Aggregating empirical evidence from data strategy studies: a case on model quantization
Santiago del Rey, Paulo Sérgio Medeiros dos Santos, Guilherme Horta Travassos, Xavier Franch, Silverio Martínez-Fernández
TL;DR
The paper tackles the challenge of synthesizing evidence from data-strategy studies in software engineering by using model quantization in DL as a test case. It applies the Structured Synthesis Method (SSM) to six empirical studies, yielding 19 evidence models that integrate qualitative and quantitative findings. The results indicate substantial resource-efficiency gains from quantization (notably storage and GPU energy) with only modest accuracy trade-offs, though evidence across techniques remains fragmented.
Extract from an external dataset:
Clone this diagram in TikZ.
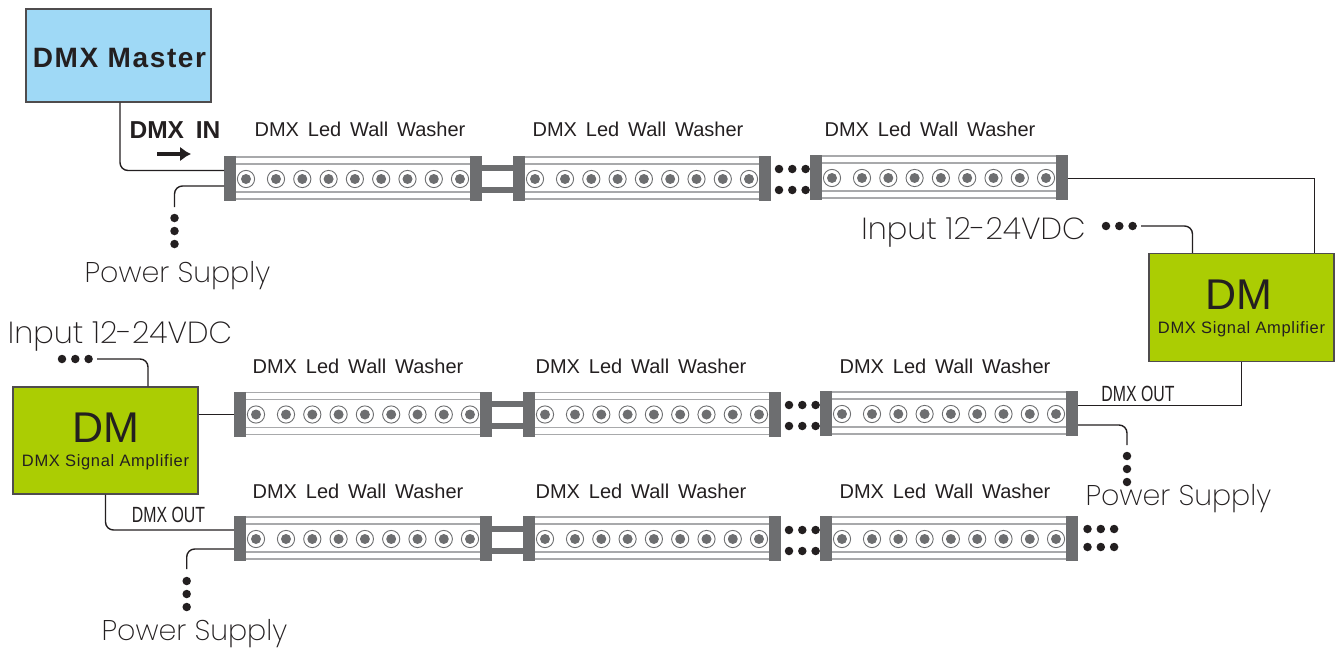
\documentclass[tikz,border=0pt]{standalone}
\usepackage{fontspec}
\setmainfont{Liberation Sans}
\newfontfamily\lightfont[UprightFont=* ExtraLight]{Poppins}
\newfontfamily\washerfont[WordSpace=1.6]{Liberation Sans}
\newfontfamily\outfont[FakeStretch=0.72]{Liberation Sans}
\usepackage{xcolor}
\usetikzlibrary{arrows.meta}
\definecolor{capgray}{HTML}{6D6E70}
\definecolor{railgray}{HTML}{A8A9AB}
\definecolor{wire}{HTML}{231F20}
\definecolor{masterblue}{HTML}{9FD9F6}
\definecolor{ampgreen}{HTML}{ABCD03}
\tikzset{
  endcap/.style={fill=capgray,draw=none,minimum width=12pt,minimum height=45pt,inner sep=0pt},
  link/.style={draw,color=wire,line width=1.4pt,rounded corners=8pt},
  sharp/.style={draw,color=wire,line width=1.6pt},
  blob/.style={circle,fill=wire,minimum size=8.5pt,inner sep=0pt},
  ampbox/.style={draw=wire!80,line width=1.2pt,fill=ampgreen,minimum width=185pt,inner sep=0pt},
  txt/.style={inner sep=0pt,text=wire,anchor=base},
}
% one washer: name, x of left cap centre, y of middle
\newcommand{\washer}[3]{
  \draw [railgray,line width=1.2pt] (#2,#3-21.5) -- (#2+246,#3-21.5);
  \draw [railgray,line width=1.2pt] (#2,#3-14.5) -- (#2+246,#3-14.5);
  \draw [railgray,line width=1.2pt] (#2,#3+13.5) -- (#2+246,#3+13.5);
  \draw [railgray,line width=1.2pt] (#2,#3+20.5) -- (#2+246,#3+20.5);
  \foreach \i in {16,46,72.3,98.6,124.9,151.2,177.5,203.8,230} {
    \draw [capgray,line width=0.9pt] (#2+\i,#3+0.5) circle (8.6);
    \fill [capgray] (#2+\i,#3+0.5) circle (5);
  }
  \node [endcap] (#1l) at (#2,#3) {};
  \node [endcap] (#1r) at (#2+246,#3) {};
}
% three blobs in a row, name prefix, start x, y
\newcommand{\blobsh}[3]{
  \node [blob] (#1a) at (#2,#3) {};
  \node [blob] (#1b) at (#2+13.3,#3) {};
  \node [blob] (#1c) at (#2+26.6,#3) {};
}
\newcommand{\blobsv}[3]{
  \node [blob] (#1a) at (#2,#3) {};
  \node [blob] (#1b) at (#2,#3+13) {};
  \node [blob] (#1c) at (#2,#3+26) {};
}
\begin{document}
\begin{tikzpicture}[x=1pt,y=-1pt]
\useasboundingbox (0,0) rectangle (1339,653);

% top row
\washer{aa}{230}{178.5}
\washer{ab}{519}{178.5}
\washer{ac}{816}{177.5}
\fill [capgray] (482,165) rectangle (513,171);
\fill [capgray] (482,187) rectangle (513,193);
\blobsh{ga}{779}{169}
\blobsh{gb}{779}{190}

% second row
\washer{ba}{240}{414}
\washer{bb}{529}{414}
\washer{bc}{826}{413.5}
\fill [capgray] (492,401) rectangle (523,407);
\fill [capgray] (492,423) rectangle (523,429);
\blobsh{gc}{789}{405}
\blobsh{gd}{789}{426}

% third row
\washer{ca}{240}{538.5}
\washer{cb}{529}{538.5}
\washer{cc}{826}{538.5}
\fill [capgray] (492,526) rectangle (523,532);
\fill [capgray] (492,548) rectangle (523,554);
\blobsh{ge}{789}{530}
\blobsh{gf}{789}{551}
\blobsh{gg}{1087.5}{529}
\blobsh{gh}{1087.5}{547}

% boxes
\node [draw=wire!80,line width=1.2pt,fill=masterblue,minimum width=185pt,minimum height=93pt,inner sep=0pt] (master) at (118.5,55.5) {};
\node [txt] (mastertxt) at (119.5,67) {\fontsize{28}{28}\bfseries\addfontfeatures{LetterSpace=5.8} DMX Master};
\node [ampbox,minimum height=108pt] (ampr) at (1241.5,307.5) {};
\node [ampbox,minimum height=107pt] (ampl) at (105.5,440.5) {};
\node [txt] (amprdm) at (1239,309) {\fontsize{43}{43}\selectfont DM};
\node [txt] (ampldm) at (106,442) {\fontsize{43}{43}\selectfont DM};
\node [txt] (amprtxt) at (1241.5,333) {\fontsize{16.5}{17}\selectfont\addfontfeatures{LetterSpace=4} DMX Signal Amplifier};
\node [txt] (ampltxt) at (105.5,466) {\fontsize{16.5}{17}\selectfont\addfontfeatures{LetterSpace=4} DMX Signal Amplifier};

% wires
\coordinate (pa) at (174.5,207);
\coordinate (pb) at (1127,445);
\coordinate (pc) at (186.7,569);
\coordinate (ina) at (1141,226);
\coordinate (inb) at (97,359);
\path [link] (master.south -| 120,0) |- (224,170.5);
\path [link] (224,186) -| (pa);
\path [sharp] (1068,178.5) -| (ampr.north -| 1314.5,0);
\path [link] (ina) -| (ampr.north -| 1192.5,0);
\path [sharp] (ampr.south) |- (bcr.east |- 0,405.5);
\path [link] (1078,425) -| (pb);
\path [link] (inb) -| (ampl.north -| 148,0);
\path [sharp] (ampl.east |- 0,414.5) -- (bal.west |- 0,414.5);
\path [link] (ampl.south) |- (cal.west |- 0,530);
\path [link] (cal.west |- 0,549) -| (pc);

\blobsv{pwa}{174.5}{218}
\blobsv{pwb}{1127}{456}
\blobsv{pwc}{186.7}{581}
\blobsh{ia}{1106}{226}
\blobsh{ib}{62}{359}

% labels
\foreach \n/\x/\y in {la/360/136.5,lb/638/136.5,lc/930/136.5,ld/358/373,le/641/373,lf/945/373,lg/358/498,lh/641/498,li/945/498}
  \node [txt] (\n) at (\x,\y) {\fontsize{20}{20}\washerfont DMX Led Wall Washer};
\node [txt] (dmxin) at (175,138) {\fontsize{24.5}{24}\bfseries DMX\hspace{5pt} IN};
\coordinate (arra) at (157,154);
\coordinate (arrb) at (191,154);
\draw [wire,line width=3.2pt,-{Latex[length=11pt,width=15pt]}] (arra) -- (arrb);
\node [txt] (outa) at (1138,401) {\fontsize{22}{22}\outfont DMX OUT};
\node [txt] (outb) at (168.5,522) {\fontsize{22}{22}\outfont DMX OUT};
\node [txt] (pwat) at (177.5,282) {\fontsize{28.5}{28}\lightfont Power Supply};
\node [txt] (pwbt) at (1178.5,505.5) {\fontsize{28.5}{28}\lightfont Power Supply};
\node [txt] (pwct) at (194.5,640) {\fontsize{28.5}{28}\lightfont Power Supply};
\node [txt] (inat) at (973.5,239) {\fontsize{30.5}{30}\lightfont Input 12-24VDC};
\node [txt] (inbt) at (120,343) {\fontsize{30.5}{30}\lightfont Input 12-24VDC};
\end{tikzpicture}
\end{document}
This work demonstrates the feasibility of SSM for data-strategy synthesis, offers methodological lessons for aggregating non-human-subject research, and points to future work on data-strategy-specific quality criteria and broader synthesis approaches.
Abstract
Background: As empirical software engineering evolves, more studies adopt data strategies$-$approaches that investigate digital artifacts such as models, source code, or system logs rather than relying on human subjects. Synthesizing results from such studies introduces new methodological challenges. Aims: This study assesses the effects of model quantization on correctness and resource efficiency in deep learning (DL) systems. Additionally, it explores the methodological implications of aggregating evidence from empirical studies that adopt data strategies. Method: We conducted a research synthesis of six primary studies that empirically evaluate model quantization. We applied the Structured Synthesis Method (SSM) to aggregate the findings, which combines qualitative and quantitative evidence through diagrammatic modeling. A total of 19 evidence models were extracted and aggregated. Results: The aggregated evidence indicates that model quantization weakly negatively affects correctness metrics while consistently improving resource efficiency metrics, including storage size, inference latency, and GPU energy consumption$-$a manageable trade-off for many DL deployment contexts. Evidence across quantization techniques remains fragmented, underscoring the need for more focused empirical studies per technique. Conclusions: Model quantization offers substantial efficiency benefits with minor trade-offs in correctness, making it a suitable optimization strategy for resource-constrained environments. This study also demonstrates the feasibility of using SSM to synthesize findings from data strategy-based research.